*Available data*
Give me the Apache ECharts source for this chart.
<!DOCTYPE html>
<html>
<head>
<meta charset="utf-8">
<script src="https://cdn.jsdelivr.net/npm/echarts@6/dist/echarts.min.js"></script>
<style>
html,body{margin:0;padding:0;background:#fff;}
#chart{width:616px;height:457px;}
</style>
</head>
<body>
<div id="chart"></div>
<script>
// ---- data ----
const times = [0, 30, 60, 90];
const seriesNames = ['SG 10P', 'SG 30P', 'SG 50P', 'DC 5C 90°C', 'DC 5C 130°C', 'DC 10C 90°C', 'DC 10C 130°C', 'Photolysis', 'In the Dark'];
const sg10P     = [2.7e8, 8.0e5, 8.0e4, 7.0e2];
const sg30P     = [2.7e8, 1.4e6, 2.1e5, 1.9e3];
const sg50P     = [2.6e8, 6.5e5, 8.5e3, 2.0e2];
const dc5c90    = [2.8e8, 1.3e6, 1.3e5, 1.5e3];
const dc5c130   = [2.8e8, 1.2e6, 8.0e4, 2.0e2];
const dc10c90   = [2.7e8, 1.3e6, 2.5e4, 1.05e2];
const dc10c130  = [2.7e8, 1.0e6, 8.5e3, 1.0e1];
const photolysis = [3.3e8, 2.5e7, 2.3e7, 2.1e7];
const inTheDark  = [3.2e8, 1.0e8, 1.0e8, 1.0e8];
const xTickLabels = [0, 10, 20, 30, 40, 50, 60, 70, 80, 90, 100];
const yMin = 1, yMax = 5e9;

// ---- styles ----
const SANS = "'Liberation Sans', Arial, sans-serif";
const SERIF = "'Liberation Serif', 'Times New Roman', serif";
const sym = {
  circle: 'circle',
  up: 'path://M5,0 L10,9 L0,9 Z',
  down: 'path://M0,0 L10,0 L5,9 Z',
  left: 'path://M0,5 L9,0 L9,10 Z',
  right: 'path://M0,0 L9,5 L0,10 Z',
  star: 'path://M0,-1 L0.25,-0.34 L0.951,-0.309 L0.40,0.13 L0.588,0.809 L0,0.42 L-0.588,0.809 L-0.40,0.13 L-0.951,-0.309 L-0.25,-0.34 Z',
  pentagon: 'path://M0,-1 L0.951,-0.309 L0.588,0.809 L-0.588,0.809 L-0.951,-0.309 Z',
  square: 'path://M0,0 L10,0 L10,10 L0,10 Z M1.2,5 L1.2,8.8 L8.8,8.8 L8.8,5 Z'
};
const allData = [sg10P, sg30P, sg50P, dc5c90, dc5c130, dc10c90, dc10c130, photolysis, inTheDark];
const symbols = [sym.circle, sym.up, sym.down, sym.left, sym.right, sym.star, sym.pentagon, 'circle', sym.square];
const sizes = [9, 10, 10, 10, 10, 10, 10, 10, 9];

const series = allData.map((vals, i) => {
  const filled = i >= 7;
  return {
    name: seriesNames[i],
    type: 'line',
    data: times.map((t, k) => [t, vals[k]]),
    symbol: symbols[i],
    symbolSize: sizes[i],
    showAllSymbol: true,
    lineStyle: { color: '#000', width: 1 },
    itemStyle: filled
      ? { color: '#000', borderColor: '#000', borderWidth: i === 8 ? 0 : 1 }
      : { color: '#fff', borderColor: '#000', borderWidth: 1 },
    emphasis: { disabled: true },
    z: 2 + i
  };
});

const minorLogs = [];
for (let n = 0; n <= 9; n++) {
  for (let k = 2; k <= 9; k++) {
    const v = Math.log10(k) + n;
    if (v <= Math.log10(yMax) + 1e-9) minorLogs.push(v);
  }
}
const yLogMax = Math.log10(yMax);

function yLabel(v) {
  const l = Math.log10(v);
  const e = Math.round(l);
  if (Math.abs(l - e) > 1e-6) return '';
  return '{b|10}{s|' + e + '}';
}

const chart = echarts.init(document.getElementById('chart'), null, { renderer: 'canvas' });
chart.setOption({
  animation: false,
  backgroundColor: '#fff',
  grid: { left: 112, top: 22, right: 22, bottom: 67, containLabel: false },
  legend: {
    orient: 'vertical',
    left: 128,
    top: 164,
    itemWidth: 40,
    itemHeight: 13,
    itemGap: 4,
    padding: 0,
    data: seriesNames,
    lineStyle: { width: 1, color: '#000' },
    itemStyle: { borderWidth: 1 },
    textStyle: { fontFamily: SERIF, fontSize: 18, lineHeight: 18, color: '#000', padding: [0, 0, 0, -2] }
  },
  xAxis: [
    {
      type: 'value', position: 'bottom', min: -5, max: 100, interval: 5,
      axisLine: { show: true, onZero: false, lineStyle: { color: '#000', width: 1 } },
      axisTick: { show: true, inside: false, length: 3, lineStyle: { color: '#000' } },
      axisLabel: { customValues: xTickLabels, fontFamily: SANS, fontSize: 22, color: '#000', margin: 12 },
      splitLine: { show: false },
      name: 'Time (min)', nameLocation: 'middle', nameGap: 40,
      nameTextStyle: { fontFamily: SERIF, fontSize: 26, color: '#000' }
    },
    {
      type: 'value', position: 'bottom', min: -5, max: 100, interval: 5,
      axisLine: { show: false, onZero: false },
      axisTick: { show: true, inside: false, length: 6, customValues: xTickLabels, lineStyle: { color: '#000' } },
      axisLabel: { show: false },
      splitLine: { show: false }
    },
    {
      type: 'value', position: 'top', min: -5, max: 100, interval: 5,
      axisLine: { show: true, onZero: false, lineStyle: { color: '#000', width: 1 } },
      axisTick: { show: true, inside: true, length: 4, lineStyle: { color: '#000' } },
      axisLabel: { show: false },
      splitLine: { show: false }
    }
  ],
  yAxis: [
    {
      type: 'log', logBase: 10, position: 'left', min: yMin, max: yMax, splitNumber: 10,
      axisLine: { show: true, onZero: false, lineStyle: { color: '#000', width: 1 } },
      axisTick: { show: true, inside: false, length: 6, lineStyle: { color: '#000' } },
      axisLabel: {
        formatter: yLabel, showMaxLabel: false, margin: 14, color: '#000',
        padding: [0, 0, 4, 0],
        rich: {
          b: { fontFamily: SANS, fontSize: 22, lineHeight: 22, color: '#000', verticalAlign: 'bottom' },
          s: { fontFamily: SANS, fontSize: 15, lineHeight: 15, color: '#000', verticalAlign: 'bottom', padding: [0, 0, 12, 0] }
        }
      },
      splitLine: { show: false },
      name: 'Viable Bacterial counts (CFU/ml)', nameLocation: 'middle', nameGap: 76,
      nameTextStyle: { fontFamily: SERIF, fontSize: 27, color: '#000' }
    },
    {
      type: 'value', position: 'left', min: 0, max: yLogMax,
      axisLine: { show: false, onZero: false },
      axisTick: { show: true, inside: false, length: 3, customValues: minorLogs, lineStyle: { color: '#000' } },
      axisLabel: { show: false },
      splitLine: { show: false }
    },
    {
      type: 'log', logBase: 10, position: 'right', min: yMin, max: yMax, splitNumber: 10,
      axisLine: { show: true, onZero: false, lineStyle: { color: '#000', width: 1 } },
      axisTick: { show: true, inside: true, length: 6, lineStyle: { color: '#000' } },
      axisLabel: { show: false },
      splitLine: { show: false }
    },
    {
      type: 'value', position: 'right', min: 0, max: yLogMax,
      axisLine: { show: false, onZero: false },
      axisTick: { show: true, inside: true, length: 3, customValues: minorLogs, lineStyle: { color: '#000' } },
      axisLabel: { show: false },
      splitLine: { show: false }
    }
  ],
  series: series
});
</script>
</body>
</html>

*Work to be completed*
Output all of the data above without any alteration.

*Solution to the problem*
Give me the Apache ECharts source for this chart.
<!DOCTYPE html>
<html>
<head>
<meta charset="utf-8">
<script src="https://cdn.jsdelivr.net/npm/echarts@6/dist/echarts.min.js"></script>
<style>
html,body{margin:0;padding:0;background:#fff;}
#chart{width:616px;height:457px;}
</style>
</head>
<body>
<div id="chart"></div>
<script>
// ---- data ----
const times = [0, 30, 60, 90];
const seriesNames = ['SG 10P', 'SG 30P', 'SG 50P', 'DC 5C 90°C', 'DC 5C 130°C', 'DC 10C 90°C', 'DC 10C 130°C', 'Photolysis', 'In the Dark'];
const sg10P     = [2.7e8, 8.0e5, 8.0e4, 7.0e2];
const sg30P     = [2.7e8, 1.4e6, 2.1e5, 1.9e3];
const sg50P     = [2.6e8, 6.5e5, 8.5e3, 2.0e2];
const dc5c90    = [2.8e8, 1.3e6, 1.3e5, 1.5e3];
const dc5c130   = [2.8e8, 1.2e6, 8.0e4, 2.0e2];
const dc10c90   = [2.7e8, 1.3e6, 2.5e4, 1.05e2];
const dc10c130  = [2.7e8, 1.0e6, 8.5e3, 1.0e1];
const photolysis = [3.3e8, 2.5e7, 2.3e7, 2.1e7];
const inTheDark  = [3.2e8, 1.0e8, 1.0e8, 1.0e8];
const xTickLabels = [0, 10, 20, 30, 40, 50, 60, 70, 80, 90, 100];
const yMin = 1, yMax = 5e9;

// ---- styles ----
const SANS = "'Liberation Sans', Arial, sans-serif";
const SERIF = "'Liberation Serif', 'Times New Roman', serif";
const sym = {
  circle: 'circle',
  up: 'path://M5,0 L10,9 L0,9 Z',
  down: 'path://M0,0 L10,0 L5,9 Z',
  left: 'path://M0,5 L9,0 L9,10 Z',
  right: 'path://M0,0 L9,5 L0,10 Z',
  star: 'path://M0,-1 L0.25,-0.34 L0.951,-0.309 L0.40,0.13 L0.588,0.809 L0,0.42 L-0.588,0.809 L-0.40,0.13 L-0.951,-0.309 L-0.25,-0.34 Z',
  pentagon: 'path://M0,-1 L0.951,-0.309 L0.588,0.809 L-0.588,0.809 L-0.951,-0.309 Z',
  square: 'path://M0,0 L10,0 L10,10 L0,10 Z M1.2,5 L1.2,8.8 L8.8,8.8 L8.8,5 Z'
};
const allData = [sg10P, sg30P, sg50P, dc5c90, dc5c130, dc10c90, dc10c130, photolysis, inTheDark];
const symbols = [sym.circle, sym.up, sym.down, sym.left, sym.right, sym.star, sym.pentagon, 'circle', sym.square];
const sizes = [9, 10, 10, 10, 10, 10, 10, 10, 9];

const series = allData.map((vals, i) => {
  const filled = i >= 7;
  return {
    name: seriesNames[i],
    type: 'line',
    data: times.map((t, k) => [t, vals[k]]),
    symbol: symbols[i],
    symbolSize: sizes[i],
    showAllSymbol: true,
    lineStyle: { color: '#000', width: 1 },
    itemStyle: filled
      ? { color: '#000', borderColor: '#000', borderWidth: i === 8 ? 0 : 1 }
      : { color: '#fff', borderColor: '#000', borderWidth: 1 },
    emphasis: { disabled: true },
    z: 2 + i
  };
});

const minorLogs = [];
for (let n = 0; n <= 9; n++) {
  for (let k = 2; k <= 9; k++) {
    const v = Math.log10(k) + n;
    if (v <= Math.log10(yMax) + 1e-9) minorLogs.push(v);
  }
}
const yLogMax = Math.log10(yMax);

function yLabel(v) {
  const l = Math.log10(v);
  const e = Math.round(l);
  if (Math.abs(l - e) > 1e-6) return '';
  return '{b|10}{s|' + e + '}';
}

const chart = echarts.init(document.getElementById('chart'), null, { renderer: 'canvas' });
chart.setOption({
  animation: false,
  backgroundColor: '#fff',
  grid: { left: 112, top: 22, right: 22, bottom: 67, containLabel: false },
  legend: {
    orient: 'vertical',
    left: 128,
    top: 164,
    itemWidth: 40,
    itemHeight: 13,
    itemGap: 4,
    padding: 0,
    data: seriesNames,
    lineStyle: { width: 1, color: '#000' },
    itemStyle: { borderWidth: 1 },
    textStyle: { fontFamily: SERIF, fontSize: 18, lineHeight: 18, color: '#000', padding: [0, 0, 0, -2] }
  },
  xAxis: [
    {
      type: 'value', position: 'bottom', min: -5, max: 100, interval: 5,
      axisLine: { show: true, onZero: false, lineStyle: { color: '#000', width: 1 } },
      axisTick: { show: true, inside: false, length: 3, lineStyle: { color: '#000' } },
      axisLabel: { customValues: xTickLabels, fontFamily: SANS, fontSize: 22, color: '#000', margin: 12 },
      splitLine: { show: false },
      name: 'Time (min)', nameLocation: 'middle', nameGap: 40,
      nameTextStyle: { fontFamily: SERIF, fontSize: 26, color: '#000' }
    },
    {
      type: 'value', position: 'bottom', min: -5, max: 100, interval: 5,
      axisLine: { show: false, onZero: false },
      axisTick: { show: true, inside: false, length: 6, customValues: xTickLabels, lineStyle: { color: '#000' } },
      axisLabel: { show: false },
      splitLine: { show: false }
    },
    {
      type: 'value', position: 'top', min: -5, max: 100, interval: 5,
      axisLine: { show: true, onZero: false, lineStyle: { color: '#000', width: 1 } },
      axisTick: { show: true, inside: true, length: 4, lineStyle: { color: '#000' } },
      axisLabel: { show: false },
      splitLine: { show: false }
    }
  ],
  yAxis: [
    {
      type: 'log', logBase: 10, position: 'left', min: yMin, max: yMax, splitNumber: 10,
      axisLine: { show: true, onZero: false, lineStyle: { color: '#000', width: 1 } },
      axisTick: { show: true, inside: false, length: 6, lineStyle: { color: '#000' } },
      axisLabel: {
        formatter: yLabel, showMaxLabel: false, margin: 14, color: '#000',
        padding: [0, 0, 4, 0],
        rich: {
          b: { fontFamily: SANS, fontSize: 22, lineHeight: 22, color: '#000', verticalAlign: 'bottom' },
          s: { fontFamily: SANS, fontSize: 15, lineHeight: 15, color: '#000', verticalAlign: 'bottom', padding: [0, 0, 12, 0] }
        }
      },
      splitLine: { show: false },
      name: 'Viable Bacterial counts (CFU/ml)', nameLocation: 'middle', nameGap: 76,
      nameTextStyle: { fontFamily: SERIF, fontSize: 27, color: '#000' }
    },
    {
      type: 'value', position: 'left', min: 0, max: yLogMax,
      axisLine: { show: false, onZero: false },
      axisTick: { show: true, inside: false, length: 3, customValues: minorLogs, lineStyle: { color: '#000' } },
      axisLabel: { show: false },
      splitLine: { show: false }
    },
    {
      type: 'log', logBase: 10, position: 'right', min: yMin, max: yMax, splitNumber: 10,
      axisLine: { show: true, onZero: false, lineStyle: { color: '#000', width: 1 } },
      axisTick: { show: true, inside: true, length: 6, lineStyle: { color: '#000' } },
      axisLabel: { show: false },
      splitLine: { show: false }
    },
    {
      type: 'value', position: 'right', min: 0, max: yLogMax,
      axisLine: { show: false, onZero: false },
      axisTick: { show: true, inside: true, length: 3, customValues: minorLogs, lineStyle: { color: '#000' } },
      axisLabel: { show: false },
      splitLine: { show: false }
    }
  ],
  series: series
});
</script>
</body>
</html>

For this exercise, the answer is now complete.